— start of Dataset content —
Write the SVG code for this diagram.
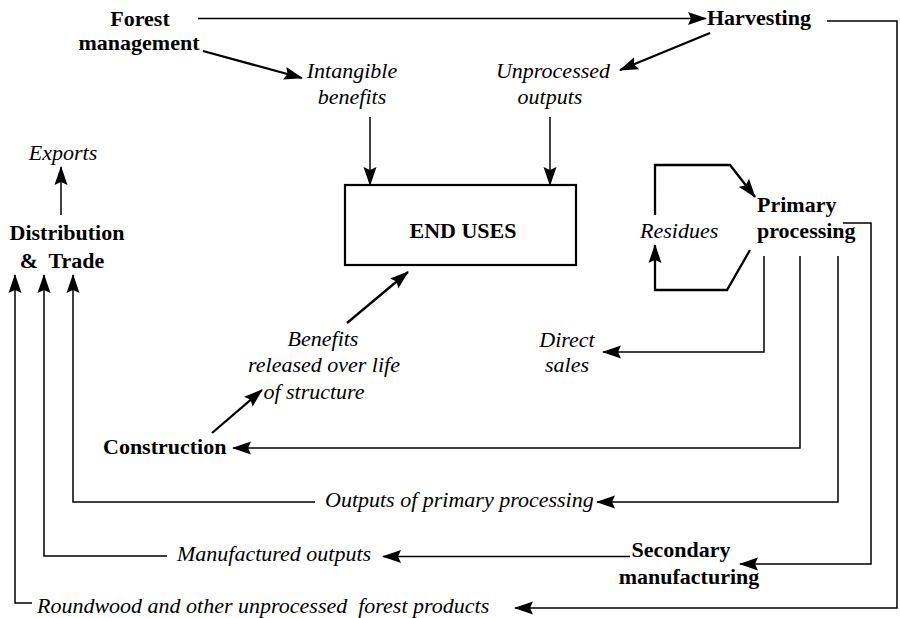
<svg xmlns="http://www.w3.org/2000/svg" width="900" height="618" viewBox="0 0 900 618">
  <style>
    .b { font-family: "Liberation Serif", serif; font-weight: bold; font-size: 22px; fill: #000; }
    .i { font-family: "Liberation Serif", serif; font-style: italic; font-size: 22px; fill: #000; }
    .m { text-anchor: middle; }
    .ln { fill: none; stroke: #000; stroke-width: 1.5; stroke-linejoin: miter; }
    .ln2 { fill: none; stroke: #000; stroke-width: 2.3; }
    .arr { marker-end: url(#head); }
  </style>
  <defs>
    <marker id="head" viewBox="0 0 19 14" markerWidth="19" markerHeight="14" refX="18" refY="7" orient="auto" markerUnits="userSpaceOnUse">
      <path d="M0,0.5 L19,7 L0,13.5 L3,7 z" fill="#000"/>
    </marker>
  </defs>
  <rect width="900" height="618" fill="#fff"/>

  <!-- connectors -->
  <g id="connectors">
    <!-- top row -->
    <path class="ln arr" d="M198,18.5 H706"/>
    <path class="ln2 arr" d="M203,51 L302,78"/>
    <path class="ln2 arr" d="M710,33 L620,70"/>
    <path class="ln arr" d="M370,117 V185"/>
    <path class="ln arr" d="M550,117 V185"/>
    <!-- harvesting to roundwood -->
    <path class="ln arr" d="M827,21 H897 V608 H515"/>
    <!-- residues loop -->
    <path class="ln2 arr" d="M655,215 V165 H730 L755,197"/>
    <path class="ln2 arr" d="M750,250 L727,290 H655 V245"/>
    <!-- primary processing outlets -->
    <path class="ln arr" d="M764,256 V352 H603"/>
    <path class="ln arr" d="M800,256 V448 H233"/>
    <path class="ln arr" d="M838,256 V502 H597"/>
    <path class="ln arr" d="M843,223 H871 V564 H740"/>
    <!-- construction benefits -->
    <path class="ln2 arr" d="M212,433 L262,390"/>
    <path class="ln2 arr" d="M347,323 L408,272"/>
    <!-- secondary to manufactured outputs -->
    <path class="ln arr" d="M630,556.5 H383"/>
    <!-- into distribution & trade -->
    <path class="ln arr" d="M315,502 H73 V275"/>
    <path class="ln arr" d="M167,556 H44 V275"/>
    <path class="ln arr" d="M32,603 H15 V275"/>
    <path class="ln arr" d="M61,215 V167"/>
  </g>

  <!-- nodes -->
  <g id="forest-management">
    <text class="b m" x="140" y="26">Forest</text>
    <text class="b m" x="139" y="50">management</text>
  </g>
  <g id="harvesting">
    <text class="b" x="707" y="25">Harvesting</text>
  </g>
  <g id="intangible-benefits">
    <text class="i m" x="352" y="78">Intangible</text>
    <text class="i m" x="352" y="104">benefits</text>
  </g>
  <g id="unprocessed-outputs">
    <text class="i m" x="553" y="78">Unprocessed</text>
    <text class="i m" x="550" y="104">outputs</text>
  </g>
  <g id="end-uses">
    <rect x="345" y="185" width="231" height="80" fill="none" stroke="#000" stroke-width="2.2"/>
    <text class="b m" x="463" y="238">END USES</text>
  </g>
  <g id="exports">
    <text class="i m" x="63" y="160">Exports</text>
  </g>
  <g id="distribution-trade">
    <text class="b m" x="67" y="240">Distribution</text>
    <text class="b m" x="62" y="268" xml:space="preserve">&amp;  Trade</text>
  </g>
  <g id="residues">
    <text class="i" x="640" y="238">Residues</text>
  </g>
  <g id="primary-processing">
    <text class="b" x="757" y="212">Primary</text>
    <text class="b" x="757" y="238">processing</text>
  </g>
  <g id="direct-sales">
    <text class="i m" x="567" y="347">Direct</text>
    <text class="i m" x="567" y="372">sales</text>
  </g>
  <g id="benefits-released">
    <text class="i m" x="323" y="346">Benefits</text>
    <text class="i m" x="324" y="372">released over life</text>
    <text class="i m" x="314" y="399">of structure</text>
  </g>
  <g id="construction">
    <text class="b" x="103" y="454">Construction</text>
  </g>
  <g id="outputs-primary">
    <text class="i" x="325" y="507">Outputs of primary processing</text>
  </g>
  <g id="manufactured-outputs">
    <text class="i" x="177" y="561">Manufactured outputs</text>
  </g>
  <g id="secondary-manufacturing">
    <text class="b m" x="681" y="557">Secondary</text>
    <text class="b m" x="689" y="584">manufacturing</text>
  </g>
  <g id="roundwood">
    <text class="i" x="37" y="613" xml:space="preserve">Roundwood and other unprocessed  forest products</text>
  </g>
</svg>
— end of Dataset content —
### Given instruction:
Repeat the data in full and exactly. Omit pictures.

### Answer:
Write the SVG code for this diagram.
<svg xmlns="http://www.w3.org/2000/svg" width="900" height="618" viewBox="0 0 900 618">
  <style>
    .b { font-family: "Liberation Serif", serif; font-weight: bold; font-size: 22px; fill: #000; }
    .i { font-family: "Liberation Serif", serif; font-style: italic; font-size: 22px; fill: #000; }
    .m { text-anchor: middle; }
    .ln { fill: none; stroke: #000; stroke-width: 1.5; stroke-linejoin: miter; }
    .ln2 { fill: none; stroke: #000; stroke-width: 2.3; }
    .arr { marker-end: url(#head); }
  </style>
  <defs>
    <marker id="head" viewBox="0 0 19 14" markerWidth="19" markerHeight="14" refX="18" refY="7" orient="auto" markerUnits="userSpaceOnUse">
      <path d="M0,0.5 L19,7 L0,13.5 L3,7 z" fill="#000"/>
    </marker>
  </defs>
  <rect width="900" height="618" fill="#fff"/>

  <!-- connectors -->
  <g id="connectors">
    <!-- top row -->
    <path class="ln arr" d="M198,18.5 H706"/>
    <path class="ln2 arr" d="M203,51 L302,78"/>
    <path class="ln2 arr" d="M710,33 L620,70"/>
    <path class="ln arr" d="M370,117 V185"/>
    <path class="ln arr" d="M550,117 V185"/>
    <!-- harvesting to roundwood -->
    <path class="ln arr" d="M827,21 H897 V608 H515"/>
    <!-- residues loop -->
    <path class="ln2 arr" d="M655,215 V165 H730 L755,197"/>
    <path class="ln2 arr" d="M750,250 L727,290 H655 V245"/>
    <!-- primary processing outlets -->
    <path class="ln arr" d="M764,256 V352 H603"/>
    <path class="ln arr" d="M800,256 V448 H233"/>
    <path class="ln arr" d="M838,256 V502 H597"/>
    <path class="ln arr" d="M843,223 H871 V564 H740"/>
    <!-- construction benefits -->
    <path class="ln2 arr" d="M212,433 L262,390"/>
    <path class="ln2 arr" d="M347,323 L408,272"/>
    <!-- secondary to manufactured outputs -->
    <path class="ln arr" d="M630,556.5 H383"/>
    <!-- into distribution & trade -->
    <path class="ln arr" d="M315,502 H73 V275"/>
    <path class="ln arr" d="M167,556 H44 V275"/>
    <path class="ln arr" d="M32,603 H15 V275"/>
    <path class="ln arr" d="M61,215 V167"/>
  </g>

  <!-- nodes -->
  <g id="forest-management">
    <text class="b m" x="140" y="26">Forest</text>
    <text class="b m" x="139" y="50">management</text>
  </g>
  <g id="harvesting">
    <text class="b" x="707" y="25">Harvesting</text>
  </g>
  <g id="intangible-benefits">
    <text class="i m" x="352" y="78">Intangible</text>
    <text class="i m" x="352" y="104">benefits</text>
  </g>
  <g id="unprocessed-outputs">
    <text class="i m" x="553" y="78">Unprocessed</text>
    <text class="i m" x="550" y="104">outputs</text>
  </g>
  <g id="end-uses">
    <rect x="345" y="185" width="231" height="80" fill="none" stroke="#000" stroke-width="2.2"/>
    <text class="b m" x="463" y="238">END USES</text>
  </g>
  <g id="exports">
    <text class="i m" x="63" y="160">Exports</text>
  </g>
  <g id="distribution-trade">
    <text class="b m" x="67" y="240">Distribution</text>
    <text class="b m" x="62" y="268" xml:space="preserve">&amp;  Trade</text>
  </g>
  <g id="residues">
    <text class="i" x="640" y="238">Residues</text>
  </g>
  <g id="primary-processing">
    <text class="b" x="757" y="212">Primary</text>
    <text class="b" x="757" y="238">processing</text>
  </g>
  <g id="direct-sales">
    <text class="i m" x="567" y="347">Direct</text>
    <text class="i m" x="567" y="372">sales</text>
  </g>
  <g id="benefits-released">
    <text class="i m" x="323" y="346">Benefits</text>
    <text class="i m" x="324" y="372">released over life</text>
    <text class="i m" x="314" y="399">of structure</text>
  </g>
  <g id="construction">
    <text class="b" x="103" y="454">Construction</text>
  </g>
  <g id="outputs-primary">
    <text class="i" x="325" y="507">Outputs of primary processing</text>
  </g>
  <g id="manufactured-outputs">
    <text class="i" x="177" y="561">Manufactured outputs</text>
  </g>
  <g id="secondary-manufacturing">
    <text class="b m" x="681" y="557">Secondary</text>
    <text class="b m" x="689" y="584">manufacturing</text>
  </g>
  <g id="roundwood">
    <text class="i" x="37" y="613" xml:space="preserve">Roundwood and other unprocessed  forest products</text>
  </g>
</svg>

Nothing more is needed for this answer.